== GIVEN RECORDS ==

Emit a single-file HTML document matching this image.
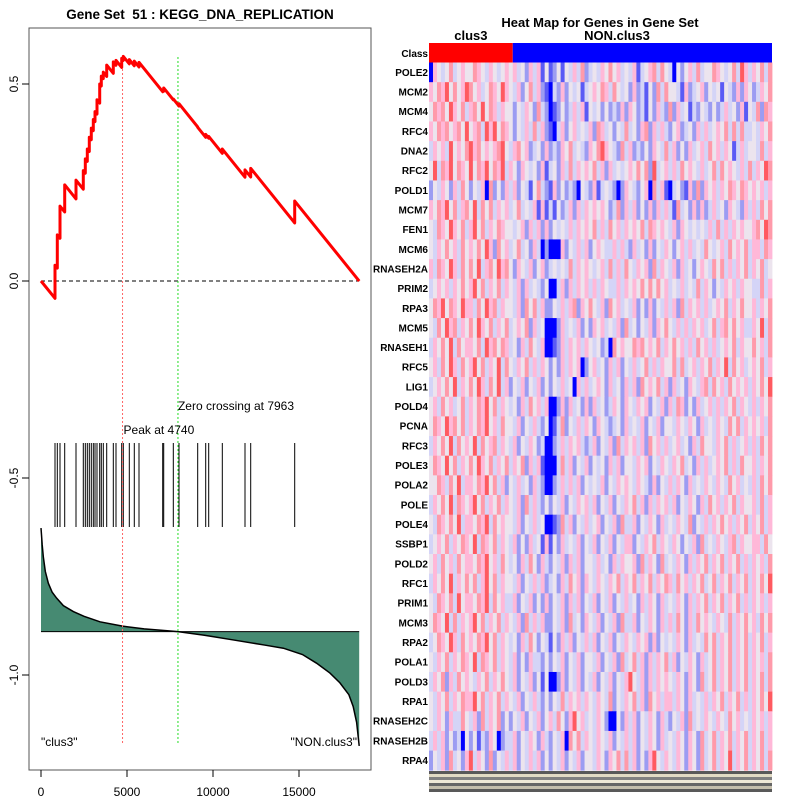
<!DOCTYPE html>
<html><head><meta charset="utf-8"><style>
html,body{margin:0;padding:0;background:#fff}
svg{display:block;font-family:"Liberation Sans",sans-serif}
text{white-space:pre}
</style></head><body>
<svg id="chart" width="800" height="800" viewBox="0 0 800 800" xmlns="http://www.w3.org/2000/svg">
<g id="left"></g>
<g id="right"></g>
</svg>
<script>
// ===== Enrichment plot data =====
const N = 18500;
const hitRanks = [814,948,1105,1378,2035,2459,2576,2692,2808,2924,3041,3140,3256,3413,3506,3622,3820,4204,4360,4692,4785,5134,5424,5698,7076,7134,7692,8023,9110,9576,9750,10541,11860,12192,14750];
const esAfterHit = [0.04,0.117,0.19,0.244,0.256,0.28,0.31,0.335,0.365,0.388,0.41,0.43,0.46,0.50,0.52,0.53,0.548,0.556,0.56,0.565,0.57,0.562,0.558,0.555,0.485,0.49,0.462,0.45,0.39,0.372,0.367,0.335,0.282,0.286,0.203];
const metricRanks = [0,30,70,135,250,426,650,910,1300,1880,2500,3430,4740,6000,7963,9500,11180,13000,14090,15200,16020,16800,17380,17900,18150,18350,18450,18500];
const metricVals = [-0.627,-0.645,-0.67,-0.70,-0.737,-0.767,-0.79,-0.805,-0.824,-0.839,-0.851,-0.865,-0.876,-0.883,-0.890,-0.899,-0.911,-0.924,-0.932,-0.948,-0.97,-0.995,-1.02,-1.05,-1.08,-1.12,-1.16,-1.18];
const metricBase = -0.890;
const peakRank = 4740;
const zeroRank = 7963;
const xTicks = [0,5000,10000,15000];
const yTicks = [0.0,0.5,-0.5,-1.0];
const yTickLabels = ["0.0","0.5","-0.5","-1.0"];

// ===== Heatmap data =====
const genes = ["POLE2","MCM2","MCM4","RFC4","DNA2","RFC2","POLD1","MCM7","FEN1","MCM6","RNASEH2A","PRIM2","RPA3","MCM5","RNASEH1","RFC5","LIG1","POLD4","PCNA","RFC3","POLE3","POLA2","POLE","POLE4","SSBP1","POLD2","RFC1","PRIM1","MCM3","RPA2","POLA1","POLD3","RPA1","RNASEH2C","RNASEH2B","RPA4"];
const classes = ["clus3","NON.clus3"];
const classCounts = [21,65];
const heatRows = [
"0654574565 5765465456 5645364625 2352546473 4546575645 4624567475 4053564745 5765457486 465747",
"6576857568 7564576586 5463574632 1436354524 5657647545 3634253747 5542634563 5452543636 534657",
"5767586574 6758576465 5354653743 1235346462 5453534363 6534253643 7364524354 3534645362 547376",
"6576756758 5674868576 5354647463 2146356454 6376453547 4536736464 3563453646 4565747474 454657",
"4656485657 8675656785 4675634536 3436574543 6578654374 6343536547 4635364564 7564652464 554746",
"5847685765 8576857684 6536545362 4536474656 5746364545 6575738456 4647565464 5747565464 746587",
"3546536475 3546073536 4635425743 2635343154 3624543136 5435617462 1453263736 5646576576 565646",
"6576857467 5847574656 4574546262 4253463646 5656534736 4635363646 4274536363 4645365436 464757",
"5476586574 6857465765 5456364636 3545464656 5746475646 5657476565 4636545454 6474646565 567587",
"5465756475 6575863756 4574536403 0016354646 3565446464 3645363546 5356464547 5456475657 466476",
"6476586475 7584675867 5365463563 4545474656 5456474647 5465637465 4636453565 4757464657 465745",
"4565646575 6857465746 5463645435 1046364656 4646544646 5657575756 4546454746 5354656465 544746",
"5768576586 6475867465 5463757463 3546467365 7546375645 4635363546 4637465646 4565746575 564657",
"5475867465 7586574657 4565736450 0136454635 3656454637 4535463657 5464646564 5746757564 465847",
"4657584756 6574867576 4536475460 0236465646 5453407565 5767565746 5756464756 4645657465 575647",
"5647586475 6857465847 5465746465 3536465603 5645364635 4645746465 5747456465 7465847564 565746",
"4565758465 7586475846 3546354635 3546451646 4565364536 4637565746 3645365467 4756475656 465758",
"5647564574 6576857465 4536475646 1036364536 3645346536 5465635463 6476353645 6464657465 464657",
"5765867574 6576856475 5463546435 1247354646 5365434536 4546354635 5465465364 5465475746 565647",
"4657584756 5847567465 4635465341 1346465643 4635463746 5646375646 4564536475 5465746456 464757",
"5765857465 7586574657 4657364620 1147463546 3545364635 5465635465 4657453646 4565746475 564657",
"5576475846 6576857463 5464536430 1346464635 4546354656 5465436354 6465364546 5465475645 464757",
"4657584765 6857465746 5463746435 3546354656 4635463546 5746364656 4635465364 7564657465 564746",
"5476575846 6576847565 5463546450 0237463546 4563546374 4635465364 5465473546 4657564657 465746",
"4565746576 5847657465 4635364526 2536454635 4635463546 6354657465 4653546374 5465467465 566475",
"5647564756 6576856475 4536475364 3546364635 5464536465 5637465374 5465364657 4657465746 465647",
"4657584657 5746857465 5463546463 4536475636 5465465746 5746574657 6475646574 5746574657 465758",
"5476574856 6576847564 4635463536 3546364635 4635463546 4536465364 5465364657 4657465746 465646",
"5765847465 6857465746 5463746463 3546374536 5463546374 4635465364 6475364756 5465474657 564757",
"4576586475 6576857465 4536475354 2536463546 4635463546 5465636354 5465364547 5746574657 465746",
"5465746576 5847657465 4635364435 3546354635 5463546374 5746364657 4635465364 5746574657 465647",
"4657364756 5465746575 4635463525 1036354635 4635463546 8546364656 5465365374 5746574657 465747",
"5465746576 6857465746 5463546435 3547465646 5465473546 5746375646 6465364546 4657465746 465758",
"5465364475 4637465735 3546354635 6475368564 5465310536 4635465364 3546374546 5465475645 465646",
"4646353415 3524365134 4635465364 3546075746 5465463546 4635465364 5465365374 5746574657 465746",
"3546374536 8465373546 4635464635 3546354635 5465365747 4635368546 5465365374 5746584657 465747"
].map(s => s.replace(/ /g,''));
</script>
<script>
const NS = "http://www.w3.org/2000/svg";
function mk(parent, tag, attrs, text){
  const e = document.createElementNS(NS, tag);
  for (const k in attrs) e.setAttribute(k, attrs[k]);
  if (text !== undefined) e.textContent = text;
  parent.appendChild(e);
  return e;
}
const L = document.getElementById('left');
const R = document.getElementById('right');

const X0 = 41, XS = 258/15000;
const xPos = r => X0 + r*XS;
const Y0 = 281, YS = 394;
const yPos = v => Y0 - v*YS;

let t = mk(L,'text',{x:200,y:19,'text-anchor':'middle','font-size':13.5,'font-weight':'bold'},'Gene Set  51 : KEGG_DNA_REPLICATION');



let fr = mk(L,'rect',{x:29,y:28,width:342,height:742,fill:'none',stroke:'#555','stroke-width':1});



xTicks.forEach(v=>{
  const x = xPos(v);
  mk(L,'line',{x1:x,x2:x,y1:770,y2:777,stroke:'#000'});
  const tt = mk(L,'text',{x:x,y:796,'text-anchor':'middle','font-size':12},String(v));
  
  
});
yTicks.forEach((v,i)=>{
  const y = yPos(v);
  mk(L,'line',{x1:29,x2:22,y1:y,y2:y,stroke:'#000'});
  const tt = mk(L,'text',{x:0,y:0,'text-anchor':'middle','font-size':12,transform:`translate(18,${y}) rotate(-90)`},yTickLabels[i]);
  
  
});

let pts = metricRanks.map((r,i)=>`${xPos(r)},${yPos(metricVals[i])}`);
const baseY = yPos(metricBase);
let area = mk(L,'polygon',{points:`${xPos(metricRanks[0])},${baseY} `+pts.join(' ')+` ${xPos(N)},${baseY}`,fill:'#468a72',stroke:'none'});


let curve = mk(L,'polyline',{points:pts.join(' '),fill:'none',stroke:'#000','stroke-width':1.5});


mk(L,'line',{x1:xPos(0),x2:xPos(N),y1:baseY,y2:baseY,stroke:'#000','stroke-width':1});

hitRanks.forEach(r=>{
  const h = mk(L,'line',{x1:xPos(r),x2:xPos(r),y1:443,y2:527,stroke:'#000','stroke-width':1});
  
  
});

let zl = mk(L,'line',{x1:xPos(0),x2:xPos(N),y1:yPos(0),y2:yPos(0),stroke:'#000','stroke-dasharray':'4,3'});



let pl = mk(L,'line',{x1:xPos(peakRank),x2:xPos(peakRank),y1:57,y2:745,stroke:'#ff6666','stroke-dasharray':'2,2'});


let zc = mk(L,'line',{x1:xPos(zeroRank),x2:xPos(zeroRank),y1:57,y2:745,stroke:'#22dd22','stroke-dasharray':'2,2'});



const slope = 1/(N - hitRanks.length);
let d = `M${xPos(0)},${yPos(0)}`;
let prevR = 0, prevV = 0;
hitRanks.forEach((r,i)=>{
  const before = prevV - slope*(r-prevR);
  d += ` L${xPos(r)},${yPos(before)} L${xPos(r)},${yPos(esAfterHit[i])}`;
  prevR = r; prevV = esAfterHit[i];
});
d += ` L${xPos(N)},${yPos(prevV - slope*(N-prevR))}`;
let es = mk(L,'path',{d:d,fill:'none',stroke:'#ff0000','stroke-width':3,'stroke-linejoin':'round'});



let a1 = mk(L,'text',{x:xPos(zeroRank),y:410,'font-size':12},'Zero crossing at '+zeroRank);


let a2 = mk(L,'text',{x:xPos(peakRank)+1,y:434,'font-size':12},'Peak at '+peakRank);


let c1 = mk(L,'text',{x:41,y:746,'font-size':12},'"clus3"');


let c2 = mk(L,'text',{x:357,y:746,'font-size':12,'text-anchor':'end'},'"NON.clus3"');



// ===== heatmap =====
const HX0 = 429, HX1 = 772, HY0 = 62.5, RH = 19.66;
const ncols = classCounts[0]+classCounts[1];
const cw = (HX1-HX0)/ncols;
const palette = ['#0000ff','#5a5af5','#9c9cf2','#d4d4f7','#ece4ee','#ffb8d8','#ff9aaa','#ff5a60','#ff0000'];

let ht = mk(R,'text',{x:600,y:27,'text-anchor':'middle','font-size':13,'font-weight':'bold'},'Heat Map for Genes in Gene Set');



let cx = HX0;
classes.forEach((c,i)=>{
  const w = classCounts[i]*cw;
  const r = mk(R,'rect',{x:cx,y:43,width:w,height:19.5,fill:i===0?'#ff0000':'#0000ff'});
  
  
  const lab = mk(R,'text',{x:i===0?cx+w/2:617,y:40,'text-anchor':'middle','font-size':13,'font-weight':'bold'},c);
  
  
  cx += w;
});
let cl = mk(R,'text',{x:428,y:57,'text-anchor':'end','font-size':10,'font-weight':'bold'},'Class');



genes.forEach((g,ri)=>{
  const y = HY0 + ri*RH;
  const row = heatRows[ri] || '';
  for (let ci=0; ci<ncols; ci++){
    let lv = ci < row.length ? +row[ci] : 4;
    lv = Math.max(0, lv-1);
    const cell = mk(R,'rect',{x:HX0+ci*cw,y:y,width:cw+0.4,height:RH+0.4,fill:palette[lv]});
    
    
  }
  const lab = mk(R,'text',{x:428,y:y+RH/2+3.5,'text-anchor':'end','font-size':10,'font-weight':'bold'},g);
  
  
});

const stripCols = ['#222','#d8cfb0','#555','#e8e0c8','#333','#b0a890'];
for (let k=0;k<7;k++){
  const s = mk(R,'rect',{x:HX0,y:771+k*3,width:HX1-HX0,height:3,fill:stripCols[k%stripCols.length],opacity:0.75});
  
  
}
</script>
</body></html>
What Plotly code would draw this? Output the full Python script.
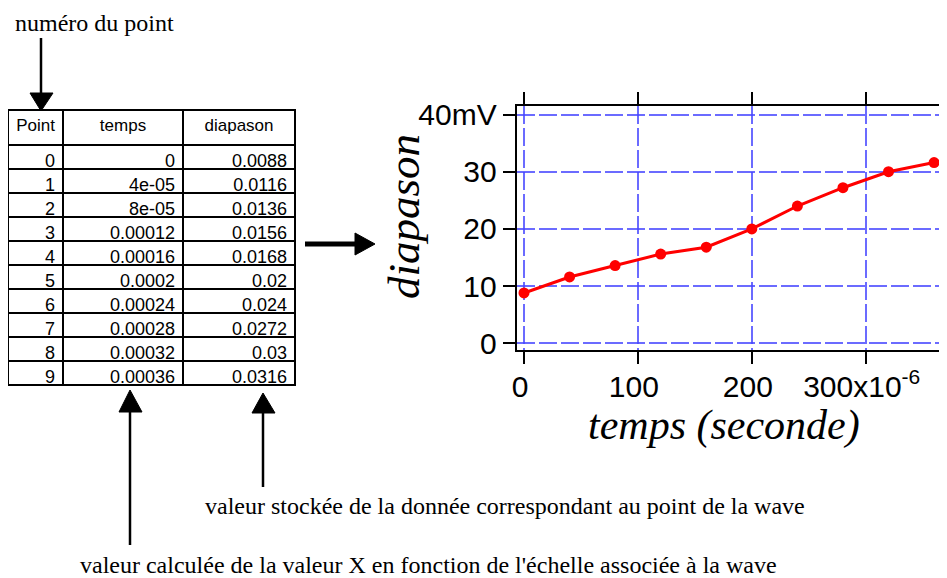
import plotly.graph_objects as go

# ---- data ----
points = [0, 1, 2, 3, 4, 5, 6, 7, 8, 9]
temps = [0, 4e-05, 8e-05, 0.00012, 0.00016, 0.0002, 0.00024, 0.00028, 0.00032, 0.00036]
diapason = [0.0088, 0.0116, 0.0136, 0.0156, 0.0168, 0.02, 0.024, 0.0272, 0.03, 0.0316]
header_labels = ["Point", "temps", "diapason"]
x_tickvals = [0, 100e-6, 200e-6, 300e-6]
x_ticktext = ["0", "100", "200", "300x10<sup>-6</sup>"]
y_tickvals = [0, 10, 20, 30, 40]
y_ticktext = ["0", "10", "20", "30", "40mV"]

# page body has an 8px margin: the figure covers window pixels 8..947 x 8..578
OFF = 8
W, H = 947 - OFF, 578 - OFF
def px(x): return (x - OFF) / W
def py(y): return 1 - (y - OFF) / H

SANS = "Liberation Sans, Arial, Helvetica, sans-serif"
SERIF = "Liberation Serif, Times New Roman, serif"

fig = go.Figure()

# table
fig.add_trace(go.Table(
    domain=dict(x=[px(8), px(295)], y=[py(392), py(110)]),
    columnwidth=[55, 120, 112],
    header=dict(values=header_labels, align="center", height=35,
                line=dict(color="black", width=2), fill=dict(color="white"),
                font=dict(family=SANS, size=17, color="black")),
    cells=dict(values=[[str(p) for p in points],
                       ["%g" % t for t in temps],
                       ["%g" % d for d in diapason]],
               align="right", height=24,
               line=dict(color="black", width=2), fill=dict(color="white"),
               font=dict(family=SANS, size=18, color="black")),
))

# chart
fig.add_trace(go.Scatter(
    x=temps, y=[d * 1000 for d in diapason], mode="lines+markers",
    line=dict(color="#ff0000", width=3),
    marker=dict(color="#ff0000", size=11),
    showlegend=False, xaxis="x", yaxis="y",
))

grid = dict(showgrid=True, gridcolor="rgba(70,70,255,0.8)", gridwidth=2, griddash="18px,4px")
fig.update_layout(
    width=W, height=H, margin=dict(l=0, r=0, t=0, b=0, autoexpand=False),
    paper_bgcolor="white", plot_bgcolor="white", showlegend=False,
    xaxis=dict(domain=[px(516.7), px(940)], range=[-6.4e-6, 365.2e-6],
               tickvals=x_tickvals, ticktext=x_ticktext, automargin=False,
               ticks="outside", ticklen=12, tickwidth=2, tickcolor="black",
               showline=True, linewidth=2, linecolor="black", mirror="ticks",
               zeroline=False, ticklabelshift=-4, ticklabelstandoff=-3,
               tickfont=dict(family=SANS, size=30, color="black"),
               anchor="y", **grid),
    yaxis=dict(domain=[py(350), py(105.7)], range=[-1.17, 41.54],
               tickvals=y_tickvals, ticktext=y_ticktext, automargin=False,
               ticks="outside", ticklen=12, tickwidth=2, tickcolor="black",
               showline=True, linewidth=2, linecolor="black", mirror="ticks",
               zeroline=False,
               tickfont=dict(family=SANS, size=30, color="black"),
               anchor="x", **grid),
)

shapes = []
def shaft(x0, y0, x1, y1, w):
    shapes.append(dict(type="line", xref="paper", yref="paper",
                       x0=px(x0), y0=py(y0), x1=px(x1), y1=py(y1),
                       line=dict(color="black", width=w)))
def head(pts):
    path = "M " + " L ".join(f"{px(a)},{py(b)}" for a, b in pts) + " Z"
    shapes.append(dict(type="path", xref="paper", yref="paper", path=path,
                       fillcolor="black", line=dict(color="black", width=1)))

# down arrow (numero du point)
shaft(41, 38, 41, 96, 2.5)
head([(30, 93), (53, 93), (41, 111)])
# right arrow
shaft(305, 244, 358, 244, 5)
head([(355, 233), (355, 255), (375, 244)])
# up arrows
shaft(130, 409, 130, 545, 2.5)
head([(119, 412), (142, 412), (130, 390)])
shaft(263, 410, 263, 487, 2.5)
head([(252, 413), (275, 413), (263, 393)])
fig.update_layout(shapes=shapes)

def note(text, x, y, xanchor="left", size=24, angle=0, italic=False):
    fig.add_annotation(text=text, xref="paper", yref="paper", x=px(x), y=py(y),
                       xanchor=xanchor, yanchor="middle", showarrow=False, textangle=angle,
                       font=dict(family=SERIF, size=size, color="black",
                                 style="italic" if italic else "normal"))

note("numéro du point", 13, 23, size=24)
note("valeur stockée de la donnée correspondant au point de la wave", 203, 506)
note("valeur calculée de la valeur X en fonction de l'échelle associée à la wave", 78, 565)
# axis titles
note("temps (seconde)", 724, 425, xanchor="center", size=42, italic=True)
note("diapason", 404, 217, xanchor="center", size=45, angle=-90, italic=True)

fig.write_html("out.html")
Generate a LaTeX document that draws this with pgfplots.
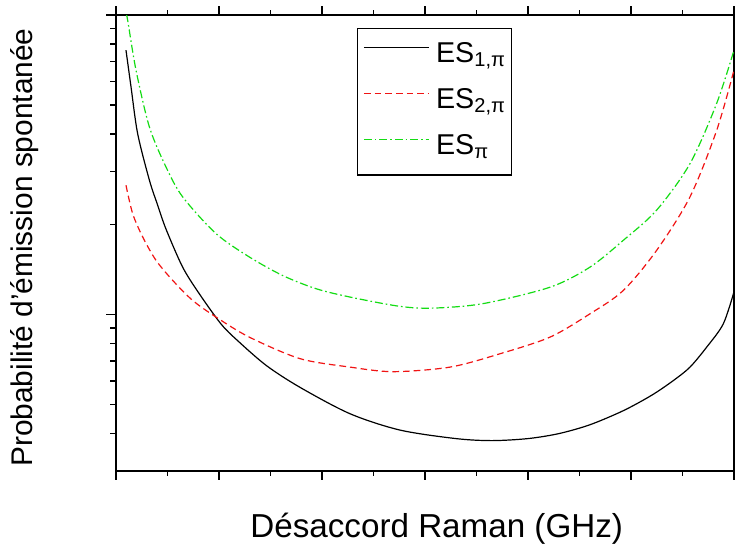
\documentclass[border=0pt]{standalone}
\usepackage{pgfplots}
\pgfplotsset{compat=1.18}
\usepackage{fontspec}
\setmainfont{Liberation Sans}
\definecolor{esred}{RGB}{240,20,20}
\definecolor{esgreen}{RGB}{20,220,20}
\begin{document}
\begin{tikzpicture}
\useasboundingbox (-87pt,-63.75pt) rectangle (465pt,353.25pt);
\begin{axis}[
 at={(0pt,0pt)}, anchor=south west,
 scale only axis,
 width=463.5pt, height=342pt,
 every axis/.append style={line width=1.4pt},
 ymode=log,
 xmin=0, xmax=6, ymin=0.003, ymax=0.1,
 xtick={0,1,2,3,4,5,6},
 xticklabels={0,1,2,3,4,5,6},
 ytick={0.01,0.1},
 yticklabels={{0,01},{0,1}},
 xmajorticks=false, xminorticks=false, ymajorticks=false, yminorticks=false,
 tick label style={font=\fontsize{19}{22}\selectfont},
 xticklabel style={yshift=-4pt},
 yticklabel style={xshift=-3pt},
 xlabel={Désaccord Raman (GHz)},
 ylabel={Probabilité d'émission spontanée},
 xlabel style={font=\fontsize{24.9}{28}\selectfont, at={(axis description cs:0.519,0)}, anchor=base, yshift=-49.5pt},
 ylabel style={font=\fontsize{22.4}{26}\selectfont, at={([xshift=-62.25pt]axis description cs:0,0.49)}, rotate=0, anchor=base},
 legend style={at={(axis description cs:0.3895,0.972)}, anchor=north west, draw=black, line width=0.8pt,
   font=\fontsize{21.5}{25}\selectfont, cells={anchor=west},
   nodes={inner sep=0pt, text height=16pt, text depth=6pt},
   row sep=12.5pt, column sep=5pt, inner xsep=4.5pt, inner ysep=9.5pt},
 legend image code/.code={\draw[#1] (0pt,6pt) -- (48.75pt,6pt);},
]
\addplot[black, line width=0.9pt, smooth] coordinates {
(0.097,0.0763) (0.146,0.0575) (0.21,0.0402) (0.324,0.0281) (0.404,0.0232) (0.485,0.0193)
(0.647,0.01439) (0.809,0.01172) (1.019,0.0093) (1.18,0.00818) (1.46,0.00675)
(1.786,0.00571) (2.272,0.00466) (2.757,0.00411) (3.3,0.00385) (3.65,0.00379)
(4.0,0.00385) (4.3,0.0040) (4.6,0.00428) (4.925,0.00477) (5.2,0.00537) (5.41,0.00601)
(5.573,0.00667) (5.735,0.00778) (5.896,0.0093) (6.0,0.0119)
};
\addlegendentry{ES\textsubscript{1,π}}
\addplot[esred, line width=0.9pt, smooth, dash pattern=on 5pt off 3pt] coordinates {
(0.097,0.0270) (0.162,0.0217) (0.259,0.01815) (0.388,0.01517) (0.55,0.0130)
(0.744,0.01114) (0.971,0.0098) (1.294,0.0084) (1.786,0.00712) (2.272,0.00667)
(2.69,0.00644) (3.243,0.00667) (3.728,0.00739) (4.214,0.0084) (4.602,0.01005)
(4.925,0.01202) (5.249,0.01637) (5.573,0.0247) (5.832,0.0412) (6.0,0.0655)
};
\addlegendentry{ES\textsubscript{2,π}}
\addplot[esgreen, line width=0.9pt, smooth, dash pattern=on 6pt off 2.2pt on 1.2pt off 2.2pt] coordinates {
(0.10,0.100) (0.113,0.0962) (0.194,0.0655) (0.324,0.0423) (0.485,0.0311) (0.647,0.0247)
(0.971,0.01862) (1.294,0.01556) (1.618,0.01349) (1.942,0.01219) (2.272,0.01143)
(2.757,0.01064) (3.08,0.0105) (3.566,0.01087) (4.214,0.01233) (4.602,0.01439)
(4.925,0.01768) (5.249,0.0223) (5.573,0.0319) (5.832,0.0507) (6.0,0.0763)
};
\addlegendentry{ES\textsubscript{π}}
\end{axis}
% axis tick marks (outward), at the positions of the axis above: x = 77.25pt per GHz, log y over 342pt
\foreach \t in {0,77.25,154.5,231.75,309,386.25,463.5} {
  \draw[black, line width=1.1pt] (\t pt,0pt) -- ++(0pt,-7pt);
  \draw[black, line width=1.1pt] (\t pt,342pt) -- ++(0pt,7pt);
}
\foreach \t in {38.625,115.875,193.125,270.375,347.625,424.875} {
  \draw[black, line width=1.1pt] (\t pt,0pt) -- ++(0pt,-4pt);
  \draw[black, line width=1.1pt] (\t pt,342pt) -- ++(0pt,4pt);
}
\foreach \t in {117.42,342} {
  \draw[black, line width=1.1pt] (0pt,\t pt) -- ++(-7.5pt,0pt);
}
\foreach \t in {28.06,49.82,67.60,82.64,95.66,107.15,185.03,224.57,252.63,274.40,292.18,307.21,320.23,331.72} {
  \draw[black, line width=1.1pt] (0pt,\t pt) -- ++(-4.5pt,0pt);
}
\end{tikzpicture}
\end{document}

===

WHAT TO PRODUCE:
Find each line with the string "image" and copy it out.

SOLUTION FOR THIS PROBLEM:
Emit a single-file HTML document matching this image.
 legend image code/.code={\draw[#1] (0pt,6pt) -- (48.75pt,6pt);},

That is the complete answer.